In the heyday of its incredible credit and construction boom, China was building two world-scale utility plants each week and opening up a new airport every day. Economic fiction writers like Goldman’s Jim O’Neill, chief propagator of the BRICs myth, declared the Red Ponzi to be the very second coming of capitalism.
Now, by contrast, a Chinese billionaire goes missing practically every day, as a recent Washington Post article explained:
That’s what happened last year when China’s richest man — at least on paper — lost half of his wealth in less than half an hour. It turned out that his company Hanergy may well just be Enron with Chinese characteristics: Its stock could only go up as long as it was borrowing money, and it could only borrow money as long as its stock was going up. Those kind of things work until they don’t.

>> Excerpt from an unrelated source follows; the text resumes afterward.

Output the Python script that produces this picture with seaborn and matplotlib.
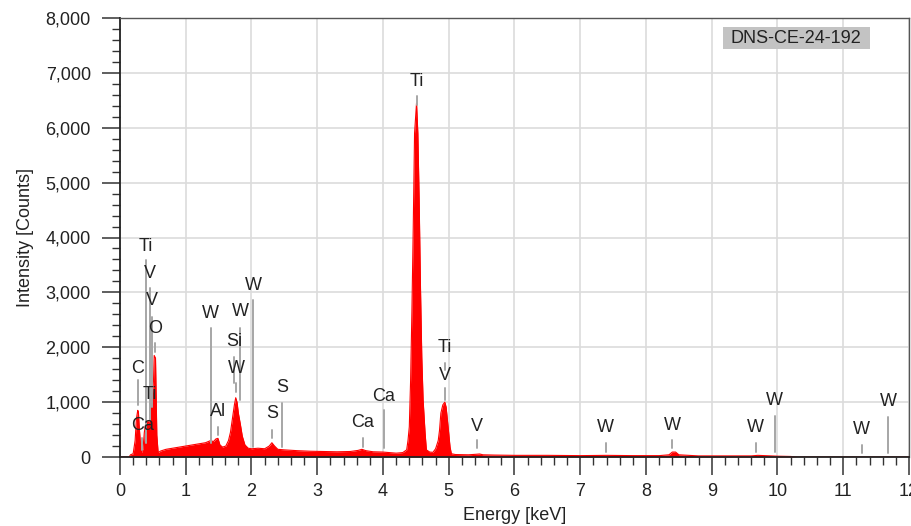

The gentleman in question, Li Hejun, has had quite the financial spill. Exactly 400 days ago in April 2015, according to Forbes, he was worth $32.7 billion. Then on May 20 last year, when the stock of Hanergy Thin Film Power (HTF), in which he had a 81% stake, plunged by 47%, $14 billion of that disappeared in minutes. And since then, all the rest of it has vaporized, as well.
Our purpose here is not to jitterbug on the corpse of another riches-to-rags story from the Red Ponzi. The fact is, Li Hejun and his Hanergy capers is China writ large.
The latter is a incendiary cauldron of financial madness that is destined to have a spectacular demise. And it will take the global economy and the gambling dens of Wall Street, London, Tokyo and the rest down with it.